For the next few years, new additions were added and in 1891, the town of Slaughter incorporated. Although many older citizens considered the town’s name as a memorial, many newer residents, understandably, felt uncomfortable with it. It’s not very inviting when your town hotel is referred to as the Slaughter House. Within two years, the town was renamed Auburn, taken from the first line of Oliver Goldsmith’s poem, The Deserted Village: “Sweet Auburn! Loveliest village of the plain.”
HOP TO IT
Auburn had been a bustling center for hop farming, but an aphid infestation in 1890 destroyed practically all of the crops. After that the farms were mostly dairy farms and berry farms. The land was very fertile, but a continual problem dealt with by farmers was yearly flooding. Logjams would occur on the White River (and also on the Stuck River to the south) which would often redefine the course of the water.
Sometimes the floods became so severe that farmers would illicitly dynamite the jams in the middle of the night, causing other farmers to get flooded out.
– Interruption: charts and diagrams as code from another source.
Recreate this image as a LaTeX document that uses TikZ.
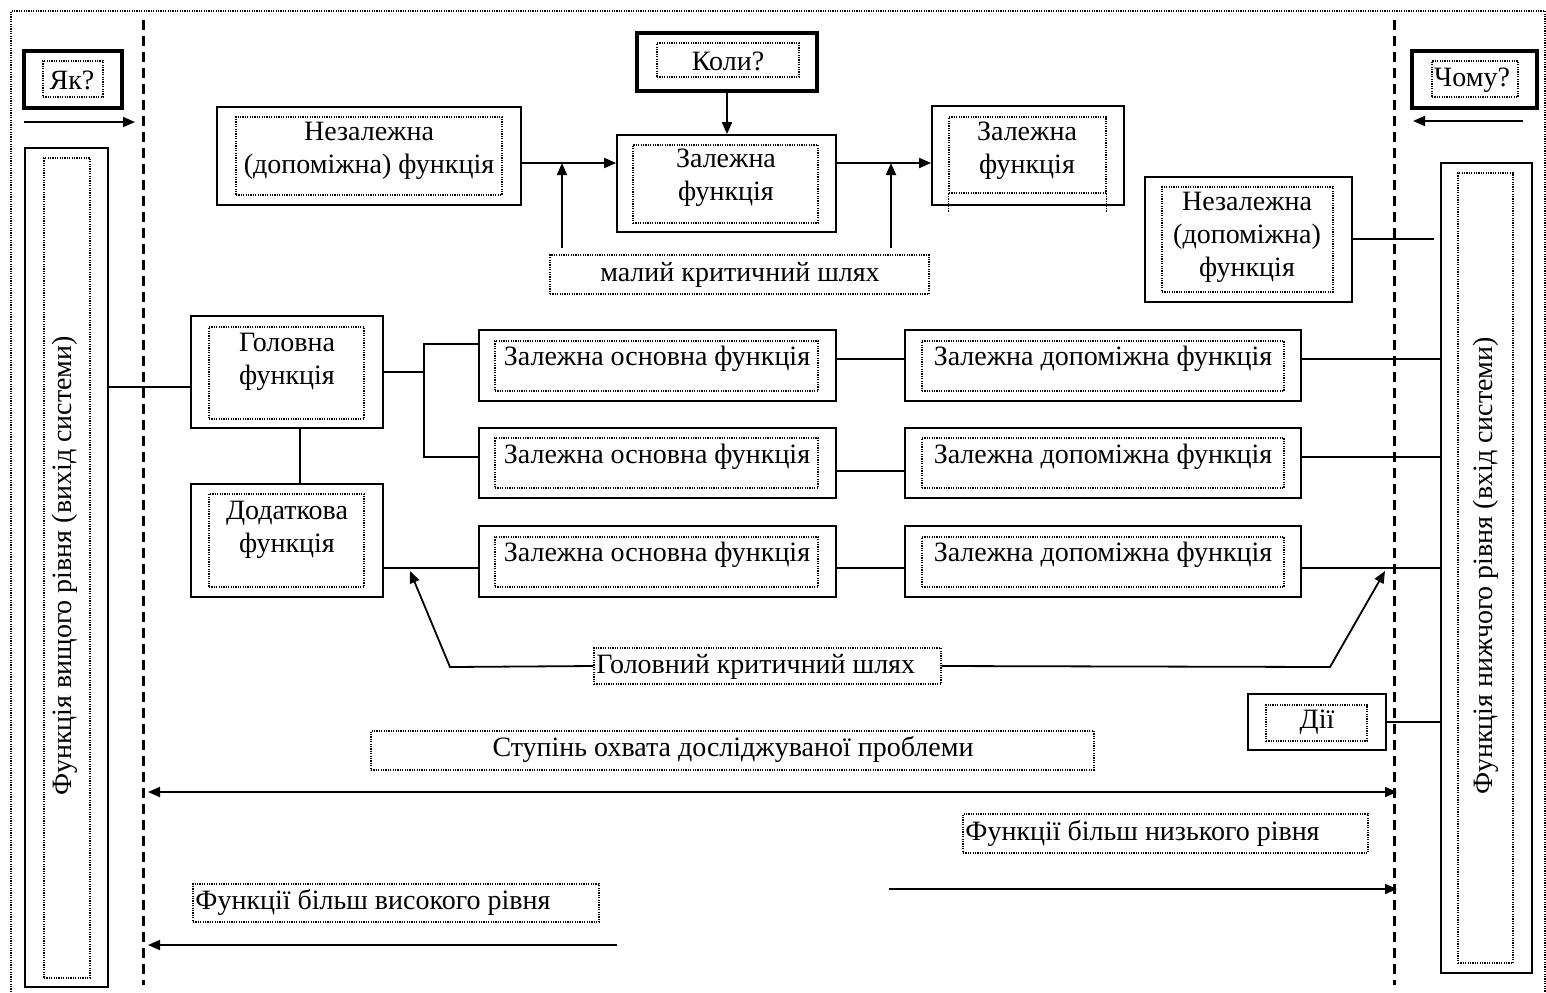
\documentclass[tikz,border=0pt]{standalone}
\usepackage{fontspec}
\setmainfont{Liberation Serif}
\usetikzlibrary{arrows.meta,fit}
\begin{document}
\begin{tikzpicture}[x=0.5pt,y=-0.5pt,
  box/.style={draw, line width=0.9pt, inner sep=0pt},
  bbox/.style={draw, line width=2pt, inner sep=0pt},
  dbox/.style={draw, line width=0.65pt, dash pattern=on 0.6pt off 0.6pt, inner sep=0pt},
  txt/.style={font=\fontsize{14}{16.5}\selectfont, align=center, inner sep=0pt},
  conn/.style={line width=0.9pt},
  arr/.style={conn, -{Triangle[length=6pt,width=5pt]}},
  darr/.style={conn, {Triangle[length=6pt,width=5pt]}-{Triangle[length=6pt,width=5pt]}},
  vdash/.style={line width=1.5pt, dash pattern=on 5pt off 3pt},
  frameline/.style={line width=0.65pt, dash pattern=on 0.6pt off 0.6pt}]
\useasboundingbox (0,0) rectangle (1546,992);
% outer frame
\draw[frameline] (11,992) -- (11,11) -- (1545,11) -- (1545,992);
% dashed vertical lines
\draw[vdash] (143,20) -- (143,985);
\draw[vdash] (1394,20) -- (1394,985);

% question boxes
\node[bbox, fit={(24,51)(122,108)}] (yakO) {};
\node[dbox, fit={(43,61)(103,97)}] (yakI) {};
\node[txt] (yakT) at (72,80) {Як?};
\node[bbox, fit={(637,33)(817,91)}] (kolyO) {};
\node[dbox, fit={(657,43)(799,77)}] (kolyI) {};
\node[txt] (kolyT) at (728,61) {Коли?};
\node[bbox, fit={(1412,51)(1537,108)}] (chomuO) {};
\node[dbox, fit={(1432,61)(1518,97)}] (chomuI) {};
\node[txt] (chomuT) at (1472,80) {Чому?};

% tall side boxes
\node[box, fit={(25,148)(108,987)}] (leftO) {};
\node[dbox, fit={(44,158)(90,978)}] (leftI) {};
\node[txt, rotate=90] (leftT) at (65,566) {Функція вищого рівня (вихід системи)};
\node[box, fit={(1441,163)(1532,973)}] (rightO) {};
\node[dbox, fit={(1458,173)(1513,963)}] (rightI) {};
\node[txt, rotate=90] (rightT) at (1486,566) {Функція нижчого рівня (вхід системи)};

% top row
\node[box, fit={(217,107)(521,205)}] (nezLO) {};
\node[dbox, fit={(236,117)(502,195)}] (nezLI) {};
\node[txt] (nezLT) at (369,151) {Незалежна\\(допоміжна) функція};
\node[box, fit={(617,135)(836,232)}] (zalCO) {};
\node[dbox, fit={(633,145)(818,223)}] (zalCI) {};
\node[txt] (zalCT) at (726,178) {Залежна\\функція};
\node[box, fit={(932,106)(1124,205)}] (zalRO) {};
\node[dbox, fit={(949,117)(1106,193)}] (zalRI) {};
\draw[frameline] (zalRI.south west) -- ++(0,19);
\draw[frameline] (zalRI.south east) -- ++(0,19);
\node[txt] (zalRT) at (1027,151) {Залежна\\функція};
\node[dbox, fit={(550,255)(929,294)}] (maliy) {};
\node[txt] (maliyT) at (740,275) {малий критичний шлях};
\node[box, fit={(1145,177)(1352,302)}] (nezRO) {};
\node[dbox, fit={(1162,187)(1333,292)}] (nezRI) {};
\node[txt] (nezRT) at (1247,237) {Незалежна\\(допоміжна)\\функція};

% main and additional
\node[box, fit={(191,316)(383,428)}] (holO) {};
\node[dbox, fit={(209,327)(364,419)}] (holI) {};
\node[txt] (holT) at (287,362) {Головна\\функція};
\node[box, fit={(191,484)(383,597)}] (dodO) {};
\node[dbox, fit={(209,494)(364,587)}] (dodI) {};
\node[txt] (dodT) at (287,530) {Додаткова\\функція};

% rows
\node[box, fit={(479,330)(836,401)}] (osn1O) {};
\node[dbox, fit={(495,341)(818,391)}] (osn1I) {};
\node[txt] (osn1T) at (657,359) {Залежна основна функція};
\node[box, fit={(479,428)(836,498)}] (osn2O) {};
\node[dbox, fit={(495,438)(818,488)}] (osn2I) {};
\node[txt] (osn2T) at (657,457) {Залежна основна функція};
\node[box, fit={(479,526)(836,597)}] (osn3O) {};
\node[dbox, fit={(495,537)(818,587)}] (osn3I) {};
\node[txt] (osn3T) at (657,555) {Залежна основна функція};
\node[box, fit={(905,330)(1301,401)}] (dop1O) {};
\node[dbox, fit={(922,341)(1284,391)}] (dop1I) {};
\node[txt] (dop1T) at (1103,359) {Залежна допоміжна функція};
\node[box, fit={(905,428)(1301,498)}] (dop2O) {};
\node[dbox, fit={(922,438)(1284,488)}] (dop2I) {};
\node[txt] (dop2T) at (1103,457) {Залежна допоміжна функція};
\node[box, fit={(905,526)(1301,597)}] (dop3O) {};
\node[dbox, fit={(922,537)(1284,587)}] (dop3I) {};
\node[txt] (dop3T) at (1103,555) {Залежна допоміжна функція};

% labels
\node[dbox, fit={(594,648)(941,684)}] (hks) {};
\node[txt, anchor=west] (hksT) at (596,667) {Головний критичний шлях};
\node[box, fit={(1248,694)(1386,750)}] (diiO) {};
\node[dbox, fit={(1266,705)(1367,741)}] (diiI) {};
\node[txt] (diiT) at (1317,722) {Дії};
\node[dbox, fit={(371,731)(1094,770)}] (stup) {};
\node[txt] (stupT) at (733,749) {Ступінь охвата досліджуваної проблеми};
\node[dbox, fit={(963,814)(1368,853)}] (nyzk) {};
\node[txt, anchor=west] (nyzkT) at (965,833) {Функції більш низького рівня};
\node[dbox, fit={(193,884)(599,922)}] (vys) {};
\node[txt, anchor=west] (vysT) at (195,902) {Функції більш високого рівня};

% helper coordinates
\coordinate (h163) at (0,163);
\coordinate (h239) at (0,239);
\coordinate (h387) at (0,387);
\coordinate (h372) at (0,372);
\coordinate (h359) at (0,359);
\coordinate (h471) at (0,471);
\coordinate (h457) at (0,457);
\coordinate (h344) at (0,344);
\coordinate (h568) at (0,568);
\coordinate (h722) at (0,722);
\coordinate (c300) at (300,0);
\coordinate (br) at (424,372);
\coordinate (m1) at (562,163);
\coordinate (m2) at (891,163);
\coordinate (m1s) at (562,248);
\coordinate (m2s) at (891,248);
\coordinate (yakA) at (24,122);
\coordinate (yakB) at (135,122);
\coordinate (chA) at (1523,121);
\coordinate (chB) at (1413,121);
\coordinate (nezRend) at (1434,239);
\coordinate (elL) at (450,667);
\coordinate (tipL) at (410,571);
\coordinate (elR) at (1330,667);
\coordinate (tipR) at (1385,571);
\coordinate (d1) at (148,792);
\coordinate (d2) at (1397,792);
\coordinate (n1) at (889,889);
\coordinate (n2) at (1397,889);
\coordinate (v1) at (617,945);
\coordinate (v2) at (148,945);

% connectors
\draw[arr] (yakA) -- (yakB);
\draw[arr] (chA) -- (chB);
\draw[arr] (kolyO.south) -- (kolyO.south |- zalCO.north);
\draw[arr] (nezLO.east |- h163) -- (zalCO.west |- h163);
\draw[arr] (zalCO.east |- h163) -- (zalRO.west |- h163);
\draw[arr] (m1s) -- (m1);
\draw[arr] (m2s) -- (m2);
\draw[conn] (nezRO.east |- h239) -- (nezRend);
\draw[conn] (leftO.east |- h387) -- (holO.west |- h387);
\draw[conn] (holO.east |- h372) -- (br);
\draw[conn] (osn1O.west |- h344) -- (br |- h344) -- (br |- h457) -- (osn2O.west |- h457);
\draw[conn] (holO.south -| c300) -- (dodO.north -| c300);
\draw[conn] (dodO.east |- h568) -- (osn3O.west |- h568);
\draw[conn] (osn1O.east |- h359) -- (dop1O.west |- h359);
\draw[conn] (osn2O.east |- h471) -- (dop2O.west |- h471);
\draw[conn] (osn3O.east |- h568) -- (dop3O.west |- h568);
\draw[conn] (dop1O.east |- h359) -- (rightO.west |- h359);
\draw[conn] (dop2O.east |- h457) -- (rightO.west |- h457);
\draw[conn] (dop3O.east |- h568) -- (rightO.west |- h568);
\draw[conn] (diiO.east |- h722) -- (rightO.west |- h722);
\draw[arr] (hks.west) -- (elL) -- (tipL);
\draw[arr] (hks.east) -- (elR) -- (tipR);
\draw[darr] (d1) -- (d2);
\draw[arr] (n1) -- (n2);
\draw[arr] (v1) -- (v2);
\end{tikzpicture}
\end{document}
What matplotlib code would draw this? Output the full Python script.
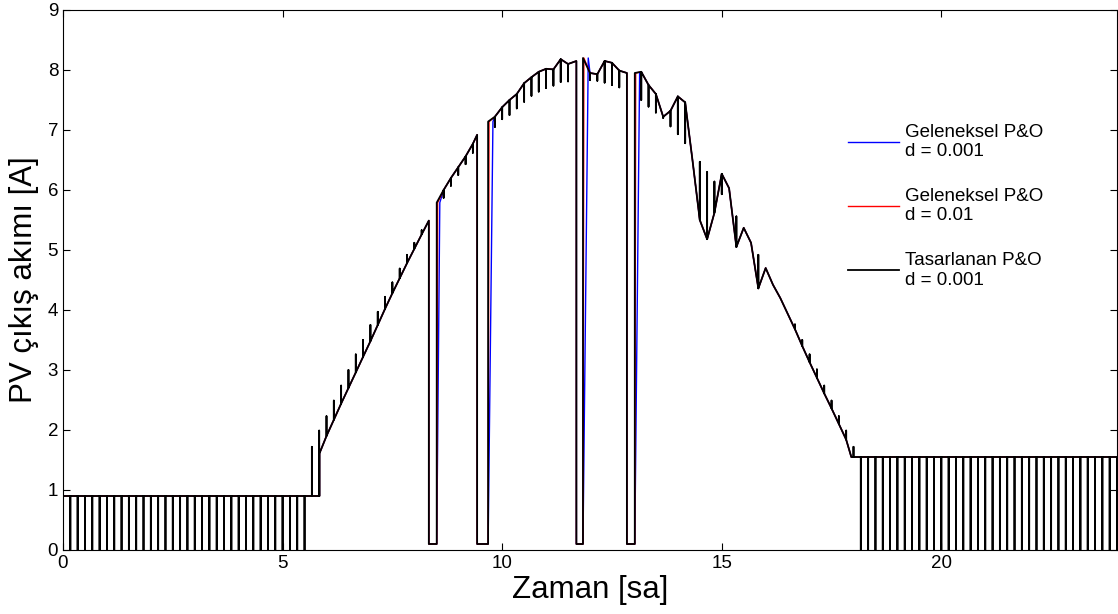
import numpy as np
import matplotlib
matplotlib.use("Agg")
import matplotlib.pyplot as plt

plt.rcParams['font.family'] = ['Liberation Sans', 'DejaVu Sans']

# ortak egri (zaman [sa], akim [A]), kopmalar dahil
t_knot = [0, 0, 5.84, 5.84, 6.0, 6.167, 6.333, 6.5, 6.667, 6.833, 7.0, 7.167, 7.333, 7.5,
          7.667, 7.833, 8.0, 8.167, 8.33, 8.33, 8.51, 8.51, 8.667, 8.833, 9.0, 9.167, 9.333,
          9.43, 9.43, 9.68, 9.68, 9.833, 10.0, 10.167, 10.333, 10.5, 10.667, 10.833, 11.0,
          11.167, 11.333, 11.5, 11.69, 11.69, 11.84, 11.84, 12.0, 12.167, 12.333, 12.5,
          12.667, 12.84, 12.84, 13.02, 13.02, 13.167, 13.333, 13.5, 13.667, 13.833, 14.0,
          14.167, 14.333, 14.5, 14.667, 14.833, 15.0, 15.167, 15.333, 15.5, 15.667, 15.833,
          16.0, 16.167, 16.333, 16.5, 16.667, 16.833, 17.0, 17.167, 17.333, 17.5, 17.667,
          17.833, 17.95, 24]
i_knot = [0, 0.9, 0.9, 1.61, 1.90, 2.17, 2.44, 2.70, 2.96, 3.22, 3.48, 3.75, 4.02, 4.28,
          4.53, 4.78, 5.02, 5.26, 5.49, 0.1, 0.1, 5.79, 6.00, 6.20, 6.38, 6.56, 6.77,
          6.92, 0.1, 0.1, 7.14, 7.22, 7.38, 7.50, 7.60, 7.78, 7.88, 7.97, 8.02,
          8.01, 8.18, 8.10, 8.15, 0.1, 0.1, 8.20, 7.95, 7.93, 8.15, 8.12,
          7.99, 7.95, 0.1, 0.1, 7.95, 7.97, 7.75, 7.60, 7.22, 7.32, 7.56,
          7.46, 6.50, 5.50, 5.18, 5.62, 6.27, 6.03, 5.05, 5.37, 5.12, 4.36,
          4.70, 4.42, 4.20, 3.94, 3.68, 3.40, 3.13, 2.87, 2.61, 2.36, 2.10,
          1.84, 1.55, 1.55]

# kopmalardan sonra egriye donus zamanlari
drop_end = [8.51, 9.68, 11.84, 13.02]
blue_back = [8.58, 9.79, 11.96, 13.13]
red_back = [8.53, 9.70, 11.86, 13.04]

# tasarlanan P&O: her adimdaki sicrama uclari
spike_t_day = [5.667, 5.833, 6.0, 6.167, 6.333, 6.5, 6.667, 6.833, 7.0, 7.167, 7.333, 7.5,
               7.667, 7.833, 8.0, 8.167,
               8.667, 8.833, 9.0, 9.167, 9.333,
               9.833, 10.0, 10.167, 10.333, 10.5, 10.667, 10.833, 11.0, 11.167, 11.333, 11.5,
               12.0, 12.167, 12.333, 12.5, 12.667,
               13.167, 13.333, 13.5, 13.667, 13.833, 14.0, 14.167, 14.5, 14.667, 14.833,
               15.0, 15.333, 15.833,
               16.667, 16.833, 17.0, 17.167, 17.333, 17.5, 17.667, 17.833, 18.0]
spike_v_day = [1.72, 1.99, 2.23, 2.49, 2.74, 3.0, 3.26, 3.5, 3.75, 3.97, 4.22, 4.46,
               4.69, 4.92, 5.12, 5.33,
               5.87, 6.07, 6.25, 6.43, 6.62,
               7.05, 7.18, 7.25, 7.36, 7.47, 7.57, 7.64, 7.70, 7.74, 7.80, 7.81,
               7.83, 7.82, 7.79, 7.75, 7.71,
               7.50, 7.39, 7.29, 7.20, 7.06, 6.93, 6.78, 6.47, 6.30, 6.14,
               5.93, 5.56, 4.92,
               3.76, 3.50, 3.26, 3.01, 2.74, 2.49, 2.23, 1.99, 1.72]
# gece: 10 dakikada bir sifira inen sicramalar
spike_t_night = list(np.arange(1, 34) / 6) + list(np.arange(109, 145) / 6)
spike_v_night = [0.0] * len(spike_t_night)

labels = ['Geleneksel P&O\nd = 0.001', 'Geleneksel P&O\nd = 0.01', 'Tasarlanan P&O\nd = 0.001']


def lagged(times, backs):
    tt = list(times)
    for de, bb in zip(drop_end, backs):
        for j in range(len(tt)):
            if tt[j] == de and i_knot[j] > 1:
                tt[j] = bb
    return tt


t_blue = lagged(t_knot, blue_back)
t_red = lagged(t_knot, red_back)

# siyah egri: ortak egri + sicramalar
pts = list(zip(t_knot, i_knot))
for ts, tip in zip(spike_t_night + spike_t_day, spike_v_night + spike_v_day):
    b = float(np.interp(ts, t_knot, i_knot))
    pts += [(ts, b), (ts, tip), (ts, b)]
pts = sorted(pts, key=lambda p: p[0])
t_black, i_black = zip(*pts)

fig = plt.figure(figsize=(11.18, 6.14), dpi=100)
ax = fig.add_axes([63 / 1118, 64 / 614, 1054 / 1118, 540 / 614])

ax.plot(t_blue, i_knot, color='blue', lw=1.0, label=labels[0])
ax.plot(t_red, i_knot, color='red', lw=1.0, label=labels[1])
ax.plot(t_black, i_black, color='black', lw=1.3, label=labels[2])

ax.set_xlim(0, 24)
ax.set_ylim(0, 9)
ax.set_xticks([0, 5, 10, 15, 20])
ax.set_yticks(range(10))
ax.tick_params(direction='in', top=True, right=True, length=5, labelsize=13.5)
ax.set_xlabel('Zaman [sa]', fontsize=22.5, labelpad=2)
ax.set_ylabel('PV çıkış akımı [A]', fontsize=22.5, labelpad=6)

ax.legend(loc='upper left', bbox_to_anchor=(0.729, 0.821), frameon=False, fontsize=13.5,
          handlelength=2.7, handletextpad=0.35, labelspacing=1.48)

fig.savefig('out.png', dpi=100)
This feuding between White River and Stuck River farmers continued until 1906, when one of the largest floods diverted most of the water to the Stuck River, leaving the White River’s northern channel dry. After that, government engineers stepped in and built a diversion dam, which channeled all of the water along the Stuck River.
Nevertheless, flooding was still a problem for Auburn farmers up until the Howard Hanson Dam was built in 1962. This dam on the Green River, along with the Mud Mountain Dam on the White River provided controlled river management, which left the valley nearly flood-free.
Another impetus to Auburn’s growth was the railroad. The Northern Pacific Railroad put a rail line through town in 1883, but it was the Seattle-Tacoma Interurban line that allowed easy access to both cities starting in 1902. The Interurban allowed farmers to get their product to the markets within hours after harvest. The railroad, along with better roads, caused many new companies to set up business in Auburn, among them the Borden Condensery (which made Borden's Condensed Milk) and the Northern Clay Company.
Auburn grew through the twentieth century like many American towns. The 1920s were prosperous for citizens, but the Great Depression of the 1930s left many in need. World War II brought great hardship to many local Japanese farmers when they were moved to internment camps and their land taken from them. At the same time, local boys were sent to fight in the Pacific, and some died in battle.
The postwar era was prosperous to Auburn, bringing more businesses and a community college to the city. In 1963, The Boeing Company built a large facility to mill sheet metal skin for jet airliners. As time went on, many farms disappeared as the land was converted to industrial use. In the 1990s, a large super-mall was built in the valley, enticing consumers from all over the Puget Sound region.
GLIMPSES OF THE PAST
Auburn has made the transition from small farms to large industries, but much of the city’s history remains. A monument in the memory of Lieutenant Slaughter, erected in 1918, still stands in a local park. The Neely Mansion, built by the son of a pioneer in 1891, has been refurbished and is listed on the National Register of Historic Places. Auburn’s downtown still maintains a “Main Street U.S.A” appearance.